- **Given request**
Nothing after the line with "const sampleStep = 0.125;" belongs in the copy; extract the lines below from the top through that line, pictures left out.

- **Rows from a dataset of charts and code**
——
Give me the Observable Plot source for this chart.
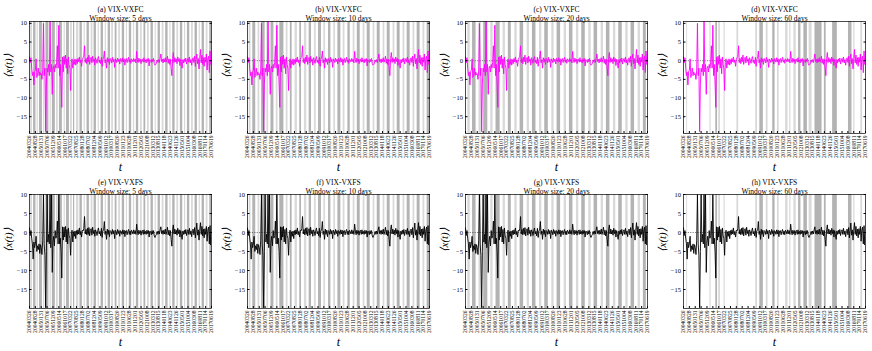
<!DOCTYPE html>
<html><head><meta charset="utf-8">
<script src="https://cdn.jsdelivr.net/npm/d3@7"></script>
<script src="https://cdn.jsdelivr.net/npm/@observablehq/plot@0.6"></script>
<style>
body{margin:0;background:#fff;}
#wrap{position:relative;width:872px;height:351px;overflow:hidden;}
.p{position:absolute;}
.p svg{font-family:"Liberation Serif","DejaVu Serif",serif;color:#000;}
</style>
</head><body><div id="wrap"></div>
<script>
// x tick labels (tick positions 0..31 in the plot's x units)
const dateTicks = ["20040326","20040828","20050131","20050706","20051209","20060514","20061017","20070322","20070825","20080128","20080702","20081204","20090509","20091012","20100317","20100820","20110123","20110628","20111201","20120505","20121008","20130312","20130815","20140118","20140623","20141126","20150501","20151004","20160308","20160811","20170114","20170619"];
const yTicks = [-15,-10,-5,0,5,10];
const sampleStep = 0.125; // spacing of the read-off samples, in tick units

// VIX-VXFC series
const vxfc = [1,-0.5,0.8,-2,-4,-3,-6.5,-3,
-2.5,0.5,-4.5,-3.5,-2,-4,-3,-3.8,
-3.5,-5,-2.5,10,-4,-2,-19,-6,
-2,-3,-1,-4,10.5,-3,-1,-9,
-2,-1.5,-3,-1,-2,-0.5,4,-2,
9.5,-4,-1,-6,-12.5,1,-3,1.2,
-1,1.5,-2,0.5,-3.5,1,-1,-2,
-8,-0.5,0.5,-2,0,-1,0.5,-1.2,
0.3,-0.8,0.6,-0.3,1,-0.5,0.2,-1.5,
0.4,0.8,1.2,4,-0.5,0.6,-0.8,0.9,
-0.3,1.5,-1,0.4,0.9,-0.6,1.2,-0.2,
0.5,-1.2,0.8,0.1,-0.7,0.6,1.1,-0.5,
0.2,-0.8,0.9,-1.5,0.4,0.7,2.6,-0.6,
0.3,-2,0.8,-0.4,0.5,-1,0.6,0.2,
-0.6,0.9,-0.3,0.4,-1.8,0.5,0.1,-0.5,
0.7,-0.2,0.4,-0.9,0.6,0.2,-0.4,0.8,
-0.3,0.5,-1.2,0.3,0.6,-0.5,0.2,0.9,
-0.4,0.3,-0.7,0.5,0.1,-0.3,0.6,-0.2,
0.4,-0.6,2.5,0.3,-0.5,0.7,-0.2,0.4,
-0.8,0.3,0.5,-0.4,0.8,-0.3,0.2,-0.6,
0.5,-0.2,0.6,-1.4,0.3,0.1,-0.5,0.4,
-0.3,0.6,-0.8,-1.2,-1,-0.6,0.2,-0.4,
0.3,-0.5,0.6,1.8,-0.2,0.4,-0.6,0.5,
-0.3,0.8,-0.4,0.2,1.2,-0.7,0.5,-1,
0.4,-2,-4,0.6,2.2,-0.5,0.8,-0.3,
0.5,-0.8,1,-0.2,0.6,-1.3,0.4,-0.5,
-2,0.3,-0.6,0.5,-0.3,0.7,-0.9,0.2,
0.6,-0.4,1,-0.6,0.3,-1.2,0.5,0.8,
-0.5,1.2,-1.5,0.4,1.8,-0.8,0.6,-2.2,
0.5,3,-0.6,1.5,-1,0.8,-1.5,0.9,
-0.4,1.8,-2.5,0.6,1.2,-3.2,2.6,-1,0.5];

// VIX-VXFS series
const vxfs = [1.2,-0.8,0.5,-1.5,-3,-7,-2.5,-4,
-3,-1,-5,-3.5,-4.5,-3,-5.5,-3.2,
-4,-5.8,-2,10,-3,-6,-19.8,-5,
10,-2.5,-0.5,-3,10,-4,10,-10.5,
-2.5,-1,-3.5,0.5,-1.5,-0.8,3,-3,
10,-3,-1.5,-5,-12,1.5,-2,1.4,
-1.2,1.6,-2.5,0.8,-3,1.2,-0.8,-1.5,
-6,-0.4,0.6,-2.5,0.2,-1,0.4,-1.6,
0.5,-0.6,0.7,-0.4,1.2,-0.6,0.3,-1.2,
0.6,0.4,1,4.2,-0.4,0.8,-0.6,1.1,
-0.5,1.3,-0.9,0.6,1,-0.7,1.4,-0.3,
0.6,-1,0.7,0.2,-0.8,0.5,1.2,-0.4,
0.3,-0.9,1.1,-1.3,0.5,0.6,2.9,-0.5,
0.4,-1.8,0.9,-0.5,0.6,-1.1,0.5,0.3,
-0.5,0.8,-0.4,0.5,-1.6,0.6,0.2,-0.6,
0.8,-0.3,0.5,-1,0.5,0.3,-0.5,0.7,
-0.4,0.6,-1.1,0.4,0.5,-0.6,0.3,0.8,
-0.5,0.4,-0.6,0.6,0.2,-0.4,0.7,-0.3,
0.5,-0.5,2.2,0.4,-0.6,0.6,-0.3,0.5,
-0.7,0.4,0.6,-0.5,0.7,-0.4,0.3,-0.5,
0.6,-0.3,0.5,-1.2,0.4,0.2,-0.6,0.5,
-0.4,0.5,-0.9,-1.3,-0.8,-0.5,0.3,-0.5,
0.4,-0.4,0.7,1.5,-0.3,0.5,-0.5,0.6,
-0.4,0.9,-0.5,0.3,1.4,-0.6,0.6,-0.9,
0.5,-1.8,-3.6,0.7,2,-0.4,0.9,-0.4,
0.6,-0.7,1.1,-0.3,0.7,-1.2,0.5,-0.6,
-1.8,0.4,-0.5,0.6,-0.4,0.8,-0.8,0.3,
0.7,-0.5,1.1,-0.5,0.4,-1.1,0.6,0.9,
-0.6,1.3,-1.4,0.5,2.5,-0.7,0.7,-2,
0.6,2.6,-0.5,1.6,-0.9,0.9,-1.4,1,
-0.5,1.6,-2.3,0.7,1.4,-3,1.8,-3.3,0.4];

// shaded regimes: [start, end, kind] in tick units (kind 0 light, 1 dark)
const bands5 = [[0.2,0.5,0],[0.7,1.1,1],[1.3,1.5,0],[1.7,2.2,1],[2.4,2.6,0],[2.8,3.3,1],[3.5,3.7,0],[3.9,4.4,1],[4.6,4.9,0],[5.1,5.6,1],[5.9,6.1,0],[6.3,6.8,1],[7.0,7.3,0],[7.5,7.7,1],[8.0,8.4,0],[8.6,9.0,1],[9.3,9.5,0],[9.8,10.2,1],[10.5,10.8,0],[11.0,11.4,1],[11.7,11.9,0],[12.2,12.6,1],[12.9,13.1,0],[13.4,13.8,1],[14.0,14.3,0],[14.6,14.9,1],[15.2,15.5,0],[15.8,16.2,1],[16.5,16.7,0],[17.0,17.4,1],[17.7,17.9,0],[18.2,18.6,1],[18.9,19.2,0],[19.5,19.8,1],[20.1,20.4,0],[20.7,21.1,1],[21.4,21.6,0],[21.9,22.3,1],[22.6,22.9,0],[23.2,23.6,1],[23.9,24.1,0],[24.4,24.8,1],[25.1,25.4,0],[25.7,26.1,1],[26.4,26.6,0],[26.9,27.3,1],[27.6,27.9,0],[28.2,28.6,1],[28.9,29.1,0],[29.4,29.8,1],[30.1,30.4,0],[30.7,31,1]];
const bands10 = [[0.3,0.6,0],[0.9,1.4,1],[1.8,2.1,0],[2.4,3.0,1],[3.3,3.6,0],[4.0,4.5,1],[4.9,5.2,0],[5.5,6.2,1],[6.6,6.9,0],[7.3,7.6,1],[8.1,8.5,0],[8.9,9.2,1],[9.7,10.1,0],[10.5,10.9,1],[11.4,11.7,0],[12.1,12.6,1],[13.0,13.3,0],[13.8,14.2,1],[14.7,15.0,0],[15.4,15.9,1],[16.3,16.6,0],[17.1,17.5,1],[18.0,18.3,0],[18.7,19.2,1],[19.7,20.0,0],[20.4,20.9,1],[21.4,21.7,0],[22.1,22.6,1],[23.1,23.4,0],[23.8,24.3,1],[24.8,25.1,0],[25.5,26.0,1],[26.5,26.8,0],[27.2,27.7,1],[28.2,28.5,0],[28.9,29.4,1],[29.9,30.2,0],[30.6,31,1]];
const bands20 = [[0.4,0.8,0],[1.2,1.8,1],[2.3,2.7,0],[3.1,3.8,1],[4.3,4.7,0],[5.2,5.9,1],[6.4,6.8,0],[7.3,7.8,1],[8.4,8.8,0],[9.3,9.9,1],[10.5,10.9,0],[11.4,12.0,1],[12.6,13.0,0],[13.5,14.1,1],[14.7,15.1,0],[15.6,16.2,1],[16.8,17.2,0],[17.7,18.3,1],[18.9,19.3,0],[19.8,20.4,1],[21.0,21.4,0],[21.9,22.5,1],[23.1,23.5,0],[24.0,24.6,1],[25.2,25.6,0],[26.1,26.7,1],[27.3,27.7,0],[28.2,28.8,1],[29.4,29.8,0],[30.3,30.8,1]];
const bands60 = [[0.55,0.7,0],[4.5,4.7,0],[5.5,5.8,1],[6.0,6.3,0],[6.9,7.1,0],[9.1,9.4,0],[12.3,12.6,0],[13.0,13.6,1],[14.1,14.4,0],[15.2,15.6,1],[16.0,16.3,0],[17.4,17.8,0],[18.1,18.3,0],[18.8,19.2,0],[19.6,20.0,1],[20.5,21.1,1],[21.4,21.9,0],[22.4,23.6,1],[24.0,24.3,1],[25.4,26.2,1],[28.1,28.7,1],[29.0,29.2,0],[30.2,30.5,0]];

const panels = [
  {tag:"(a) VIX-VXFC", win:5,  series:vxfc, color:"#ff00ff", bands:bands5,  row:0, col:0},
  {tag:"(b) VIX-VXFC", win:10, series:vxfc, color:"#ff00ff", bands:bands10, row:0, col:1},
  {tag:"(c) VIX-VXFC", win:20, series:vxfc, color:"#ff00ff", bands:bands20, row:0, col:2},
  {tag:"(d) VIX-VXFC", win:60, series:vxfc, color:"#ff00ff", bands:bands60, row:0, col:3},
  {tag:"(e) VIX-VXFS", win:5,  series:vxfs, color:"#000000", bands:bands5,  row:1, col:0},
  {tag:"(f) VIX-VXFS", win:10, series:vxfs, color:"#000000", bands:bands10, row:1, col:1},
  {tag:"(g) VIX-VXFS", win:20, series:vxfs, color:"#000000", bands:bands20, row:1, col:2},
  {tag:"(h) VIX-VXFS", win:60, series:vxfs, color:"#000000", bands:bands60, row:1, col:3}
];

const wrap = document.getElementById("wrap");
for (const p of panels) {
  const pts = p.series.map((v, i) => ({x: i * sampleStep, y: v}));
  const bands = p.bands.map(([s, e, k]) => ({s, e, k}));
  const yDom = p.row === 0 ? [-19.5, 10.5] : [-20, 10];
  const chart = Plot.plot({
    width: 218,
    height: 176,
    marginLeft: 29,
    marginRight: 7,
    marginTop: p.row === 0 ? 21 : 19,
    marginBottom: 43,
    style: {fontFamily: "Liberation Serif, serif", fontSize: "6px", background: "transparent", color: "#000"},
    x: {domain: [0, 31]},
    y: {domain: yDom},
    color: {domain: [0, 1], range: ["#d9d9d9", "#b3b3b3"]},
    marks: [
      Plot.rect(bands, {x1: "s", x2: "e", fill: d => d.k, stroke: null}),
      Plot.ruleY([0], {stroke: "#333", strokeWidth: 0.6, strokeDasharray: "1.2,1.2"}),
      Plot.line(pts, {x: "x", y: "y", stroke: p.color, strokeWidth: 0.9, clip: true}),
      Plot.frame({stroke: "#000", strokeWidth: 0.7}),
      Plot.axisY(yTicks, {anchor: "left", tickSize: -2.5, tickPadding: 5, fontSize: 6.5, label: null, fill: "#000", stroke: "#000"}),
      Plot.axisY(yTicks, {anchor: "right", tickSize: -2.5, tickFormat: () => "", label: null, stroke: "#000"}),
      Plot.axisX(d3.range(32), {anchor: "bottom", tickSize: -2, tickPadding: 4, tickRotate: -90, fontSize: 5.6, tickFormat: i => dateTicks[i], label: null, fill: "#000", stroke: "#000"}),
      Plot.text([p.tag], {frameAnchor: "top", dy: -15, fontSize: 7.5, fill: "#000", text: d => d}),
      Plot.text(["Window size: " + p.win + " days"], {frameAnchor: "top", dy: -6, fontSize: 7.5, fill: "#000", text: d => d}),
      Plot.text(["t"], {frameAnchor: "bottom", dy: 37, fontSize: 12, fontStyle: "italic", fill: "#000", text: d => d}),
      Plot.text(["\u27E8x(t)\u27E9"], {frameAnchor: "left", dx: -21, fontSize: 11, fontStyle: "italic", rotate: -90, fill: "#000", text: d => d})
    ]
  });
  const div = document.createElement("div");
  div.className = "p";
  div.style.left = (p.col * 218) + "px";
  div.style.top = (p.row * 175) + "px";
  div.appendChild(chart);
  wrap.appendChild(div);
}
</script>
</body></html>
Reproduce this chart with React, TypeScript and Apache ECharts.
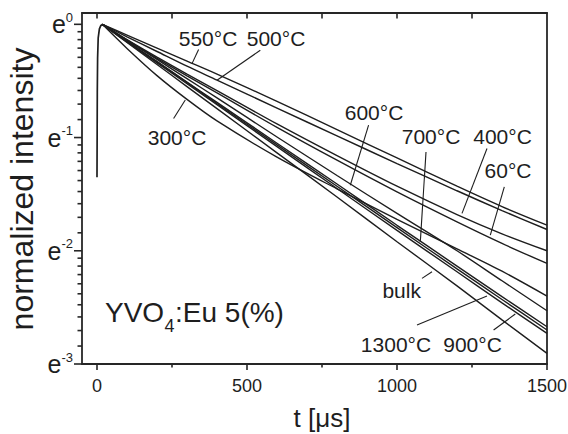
——
- **Output**
Give me the Observable Plot source for this chart.
<!DOCTYPE html>
<html><head><meta charset="utf-8">
<script src="https://cdn.jsdelivr.net/npm/d3@7"></script>
<script src="https://cdn.jsdelivr.net/npm/@observablehq/plot@0.6"></script>
<style>
body{margin:0;background:#fff;}
#wrap{position:relative;width:872px;height:351px;overflow:hidden;}
.p{position:absolute;}
.p svg{font-family:"Liberation Serif","DejaVu Serif",serif;color:#000;}
</style>
</head><body><div id="wrap"></div>
<script>
// x tick labels (tick positions 0..31 in the plot's x units)
const dateTicks = ["20040326","20040828","20050131","20050706","20051209","20060514","20061017","20070322","20070825","20080128","20080702","20081204","20090509","20091012","20100317","20100820","20110123","20110628","20111201","20120505","20121008","20130312","20130815","20140118","20140623","20141126","20150501","20151004","20160308","20160811","20170114","20170619"];
const yTicks = [-15,-10,-5,0,5,10];
const sampleStep = 0.125; // spacing of the read-off samples, in tick units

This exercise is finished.